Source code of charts
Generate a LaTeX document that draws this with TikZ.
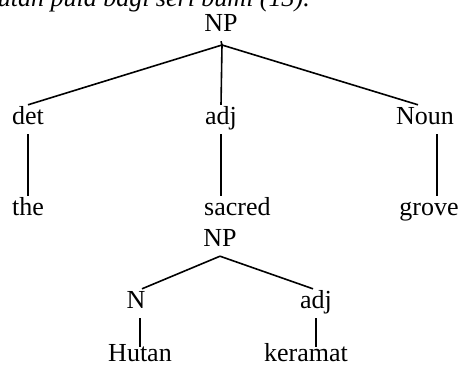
\documentclass[tikz,border=0pt]{standalone}
\usepackage{fontspec}
\setmainfont{Liberation Serif}
\usetikzlibrary{calc}
\begin{document}
\begin{tikzpicture}[x=1pt,y=-1pt,
  lbl/.style={font=\fontsize{26}{30}\selectfont, inner xsep=0pt, inner ysep=5pt, text height=14pt, text depth=5pt, anchor=base},
  leaf/.style={lbl, inner ysep=1pt, text height=15pt, text depth=3pt},
  edge/.style={line width=1.6pt}]
\useasboundingbox (0,0) rectangle (462,368);
\begin{scope}
\clip (0,0) rectangle (462,368);
\node[font=\itshape\fontsize{26}{30}\selectfont, anchor=base east, inner sep=0pt] (cap) at (310,6) {hutan pula bagi seri bumi (13).};
\end{scope}
% upper tree
\node[lbl] (np) at (221,31) {NP};
\coordinate (apex) at (222,45);
\node[lbl] (det) at (28,124) {det};
\node[lbl] (adj) at (221,124) {adj};
\node[lbl] (noun) at (425,124) {Noun};
\node[lbl] (the) at (28,215) {the};
\node[lbl, anchor=base west] (sacred) at (204,215) {sacred};
\node[lbl] (grove) at (429,215) {grove};
\draw[edge] (np.south) -- (apex);
\draw[edge] (apex) -- (det.north);
\draw[edge] (apex) -- (adj.north);
\draw[edge] (apex) -- ($(noun.north)+(-7,0)$);
\draw[edge] (det.south) -- (the.north -| det.south);
\draw[edge] (adj.south) -- (sacred.north -| adj.south);
\draw[edge] ($(noun.south)+(12,0)$) -- ($(grove.north)+(8,0)$);
% lower tree
\node[lbl] (np2) at (220,246) {NP};
\node[lbl] (n) at (136,308) {N};
\node[lbl] (adj2) at (316,308) {adj};
\node[leaf] (hutan) at (140,361) {Hutan};
\node[leaf] (keramat) at (306,361) {keramat};
\draw[edge] (np2.south) -- ($(n.north)+(6,0)$);
\draw[edge] (np2.south) -- ($(adj2.north)+(-3,0)$);
\draw[edge] ($(n.south)+(4,0)$) -- ($(hutan.north)+(0,2)$);
\draw[edge] (adj2.south) -- ($(adj2.south |- hutan.north)+(0,2)$);
\end{tikzpicture}
\end{document}
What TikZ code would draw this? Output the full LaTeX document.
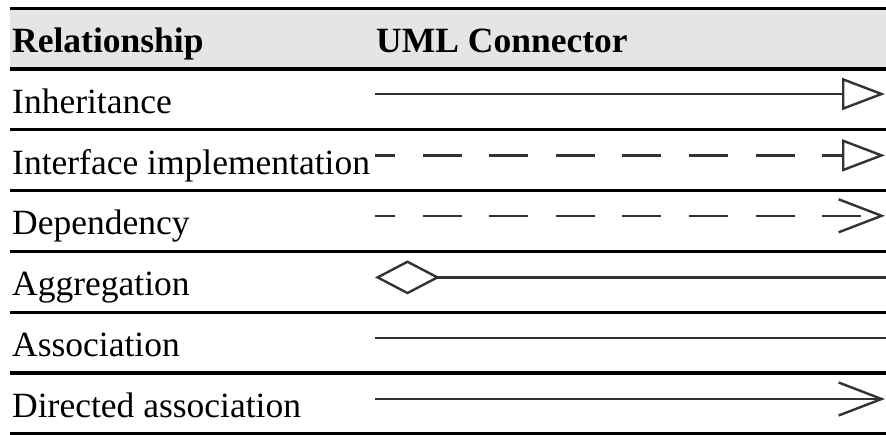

◆ Set task ◆
Restate each entry word for word, please, but drop any images it holds.

◆ Response to the task ◆
Generate a LaTeX document that draws this with TikZ.
\documentclass[tikz,border=0pt]{standalone}
\usepackage{fontspec}
\setmainfont{Liberation Serif}
\usetikzlibrary{calc}
\begin{document}
\begin{tikzpicture}[x=1pt,y=-1pt,
  lbl/.style={font=\fontsize{26}{30}\selectfont, inner xsep=0pt, inner ysep=5pt, text height=14pt, text depth=5pt, anchor=base},
  leaf/.style={lbl, inner ysep=1pt, text height=15pt, text depth=3pt},
  edge/.style={line width=1.6pt}]
\useasboundingbox (0,0) rectangle (462,368);
\begin{scope}
\clip (0,0) rectangle (462,368);
\node[font=\itshape\fontsize{26}{30}\selectfont, anchor=base east, inner sep=0pt] (cap) at (310,6) {hutan pula bagi seri bumi (13).};
\end{scope}
% upper tree
\node[lbl] (np) at (221,31) {NP};
\coordinate (apex) at (222,45);
\node[lbl] (det) at (28,124) {det};
\node[lbl] (adj) at (221,124) {adj};
\node[lbl] (noun) at (425,124) {Noun};
\node[lbl] (the) at (28,215) {the};
\node[lbl, anchor=base west] (sacred) at (204,215) {sacred};
\node[lbl] (grove) at (429,215) {grove};
\draw[edge] (np.south) -- (apex);
\draw[edge] (apex) -- (det.north);
\draw[edge] (apex) -- (adj.north);
\draw[edge] (apex) -- ($(noun.north)+(-7,0)$);
\draw[edge] (det.south) -- (the.north -| det.south);
\draw[edge] (adj.south) -- (sacred.north -| adj.south);
\draw[edge] ($(noun.south)+(12,0)$) -- ($(grove.north)+(8,0)$);
% lower tree
\node[lbl] (np2) at (220,246) {NP};
\node[lbl] (n) at (136,308) {N};
\node[lbl] (adj2) at (316,308) {adj};
\node[leaf] (hutan) at (140,361) {Hutan};
\node[leaf] (keramat) at (306,361) {keramat};
\draw[edge] (np2.south) -- ($(n.north)+(6,0)$);
\draw[edge] (np2.south) -- ($(adj2.north)+(-3,0)$);
\draw[edge] ($(n.south)+(4,0)$) -- ($(hutan.north)+(0,2)$);
\draw[edge] (adj2.south) -- ($(adj2.south |- hutan.north)+(0,2)$);
\end{tikzpicture}
\end{document}
What TikZ code would draw this? Output the full LaTeX document.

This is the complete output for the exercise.